In order to curb this disillusionment, the United Kingdom must implement wide-ranging constitutional reforms that borrow heavily from the United States--whose founding fathers knew, over 200 years ago, that political reform and an active citizenry go hand-in-hand. The United States has a political culture in which people vote for everything from the county sheriff to local justices--a culture of getting involved. In Britain, political parties should experiment with open primaries to select candidates, rather than the tight cabals of party members that currently make that important decision, giving people a greater voice in their communities. The party membership card--now in the possession of just 1 in 88 of the British electorate (less than two percent), down from 1 in 11 in the 1950s--should no longer be a prerequisite of meaningful political participation. Reform is long overdue.
Similarly, powers to recall individual MPs are being discussed by senior politicians, particularly given the fury that the expenses scandal has generated. While some fear the instability that this may cause, the case for greater accountability might just win out--and I hope it will. But perhaps most significantly, there is growing momentum behind the idea that Britain should have a written constitution. Unlike the United States, the United Kingdom has no founding documents to refer back to in moments of crisis. Britain may yet dispense with its ancient belief in gradual evolution and "muddling through," opting instead for the clarity that a formal constitution offers.
While domestic reforms are important and necessary, a wider challenge--and a much longer, harder struggle--awaits progressive politicians: to inject new vigour and ambition into the European project. These latest elections were not just a defeat for the political establishment, but for the very idea that European nations can and should come together to achieve great things. The European project started 52 years ago as an attempt to stop the continent from sliding ever again into war. The founding fathers of European Economic Community (as it was then) believed that if nation states could be tied together in common endeavour, then conflict on the scale seen in two world wars that started in Europe could be avoided.
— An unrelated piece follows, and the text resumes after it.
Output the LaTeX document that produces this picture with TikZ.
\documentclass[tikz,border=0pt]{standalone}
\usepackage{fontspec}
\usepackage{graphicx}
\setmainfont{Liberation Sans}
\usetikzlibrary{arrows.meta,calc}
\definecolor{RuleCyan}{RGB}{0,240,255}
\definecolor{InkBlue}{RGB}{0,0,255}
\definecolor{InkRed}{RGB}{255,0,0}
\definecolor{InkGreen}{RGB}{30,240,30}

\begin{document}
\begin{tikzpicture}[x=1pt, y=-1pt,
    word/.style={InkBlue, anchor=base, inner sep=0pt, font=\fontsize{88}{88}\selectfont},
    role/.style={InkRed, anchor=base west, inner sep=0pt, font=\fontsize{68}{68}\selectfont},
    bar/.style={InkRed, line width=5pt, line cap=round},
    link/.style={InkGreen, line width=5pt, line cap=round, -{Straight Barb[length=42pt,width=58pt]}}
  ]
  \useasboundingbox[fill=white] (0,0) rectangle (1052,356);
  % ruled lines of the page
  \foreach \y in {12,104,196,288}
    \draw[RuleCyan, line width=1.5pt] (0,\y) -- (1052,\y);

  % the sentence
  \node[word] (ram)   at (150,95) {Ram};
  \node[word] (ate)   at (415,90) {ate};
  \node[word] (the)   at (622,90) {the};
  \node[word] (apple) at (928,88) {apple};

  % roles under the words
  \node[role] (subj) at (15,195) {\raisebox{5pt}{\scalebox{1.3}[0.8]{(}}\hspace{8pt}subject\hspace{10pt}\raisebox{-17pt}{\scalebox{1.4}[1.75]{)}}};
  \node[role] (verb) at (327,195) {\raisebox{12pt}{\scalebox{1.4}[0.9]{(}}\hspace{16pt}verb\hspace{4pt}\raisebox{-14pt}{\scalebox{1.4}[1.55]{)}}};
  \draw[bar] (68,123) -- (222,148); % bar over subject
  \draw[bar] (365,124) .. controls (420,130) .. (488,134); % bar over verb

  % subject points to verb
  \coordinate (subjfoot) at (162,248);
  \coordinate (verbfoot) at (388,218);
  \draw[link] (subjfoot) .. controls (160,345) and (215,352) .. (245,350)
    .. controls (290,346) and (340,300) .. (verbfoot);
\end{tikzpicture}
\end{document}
In the twenty-first century, this is no longer enough. A fresh case needs to be made for cooperation at the European level that offers more than simply the absence of war. We cannot regulate global markets, manage migration, tackle climate change, protect the rights of workers and children, or cooperate against terrorism without working in meaningful partnership with others round the world. Many of the traditional distinctions between domestic and foreign policy are collapsing. The great challenges of this century do not observe the neatness of national borders and can only be dealt with through an open, internationalist approach that is completely alien to some of the far-right parties who now claim to represent us. President Obama has recognized this in the fresh approach to diplomacy the United States is taking. I hope European politics can find the strength to follow.